Pour « sauver ses fesses », Emmanuel Macron va donc devoir cette fois sortir le grand jeu et être un peu plus concret que la promesse absconse d’un rassemblement des anti-fascistes. Certains évoquent la conclusion d’un « pacte » de gouvernement mais c’est tellement à rebours de l’esprit de la Vème République qu’on peine à le croire possible.
Prêt à tout oser, Emmanuel Macron a affirmé ce dimanche que « dans ce moment décisif pour l’avenir de notre Nation, plus rien ne doit être comme avant » (il avait dit la même chose pour les Gilets Jaunes et lors du premier déconfinement). Il va donc falloir en faire plus. Emmanuel Macron lui même reconnaît que rien n’est joué et que Marine Le Pen est « un adversaire redoutable ». L’équation politique qu’elle propose l’est assurément : de gauche sur l’économie et le social avec le pouvoir d’achat, le prix des carburants, le droit à une « retraite en bonne santé » et des moyens pour l’hôpital et la dépendance ; de droite radicale sur le régalien, la sécurité et l’immigration ; anti-système dans sa promesse d’une révolution démocratique avec le RIC (Référendum d’initiative citoyenne, réclamé par les Gilets Jaunes) et la proportionnelle aux législatives qu’Emmanuel Macron avait promis mais n’a pas concrétisé sur son premier mandat. Une erreur que lui reproche son allié du Modem François Bayrou et que le président sortant pourrait bien payer cher car quelle est aujourd’hui sa crédibilité à le proposer de nouveau.

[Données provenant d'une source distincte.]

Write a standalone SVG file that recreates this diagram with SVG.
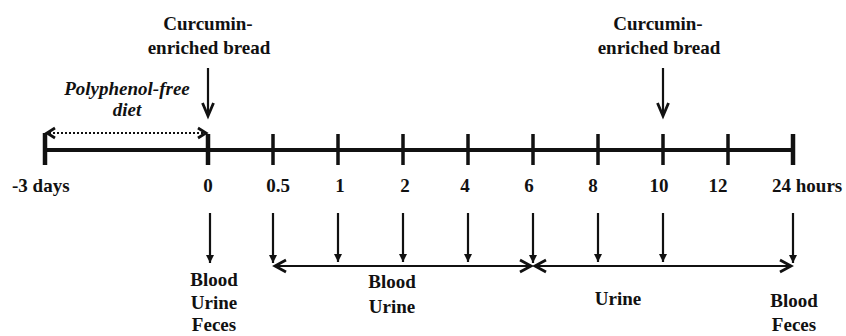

Comme en 2017, c’est encore sur l’économie, le sérieux budgétaire et fiscal (sa proposition d’exonérer d’impôt sur le revenu tous les jeunes de moins de 30 ans est stupéfiante de bêtise : elle s’applique autant à un trader ou une star du foot qu’un jeune diplômé), ainsi que sur l’Europe que Marine Le Pen pêche le plus en terme de crédibilité. C’est là que Macron peut et doit appuyer : Marine, c’est le Frexit sans le dire, non assumé mais inexorablement inscrit dans sa vision d’une Europe des nations où l’on pourrait se soustraire aux normes du droit communautaire.
Une chose est sûre : pour une grande partie des électeurs qui sont invités à voter pour lui pour faire barrage au RN, Emmanuel Macron a tout fait depuis 2017 pour organiser, scénariser même ce mauvais remake du duel entre la méchante nationaliste et le gentil européen. Lui qui avait dit qu’il ferait reculer l’extrême droite en France l’a fait progresser de 10 points en cinq ans si on additionne Le Pen, Zemmour et Dupont-Aignan. C’est tout de même un formidable échec et une terrible impression de duplicité qui prend au piège des millions d’électeurs sincères privés une fois encore de la possibilité d’exprimer un véritable choix. Voter Emmanuel Macron sans voter « pour » Emmanuel Macron, telle est la question qui les attendent le dimanche 24 avril dans l’isoloir. Et il n’y a qu’une seule bonne réponse.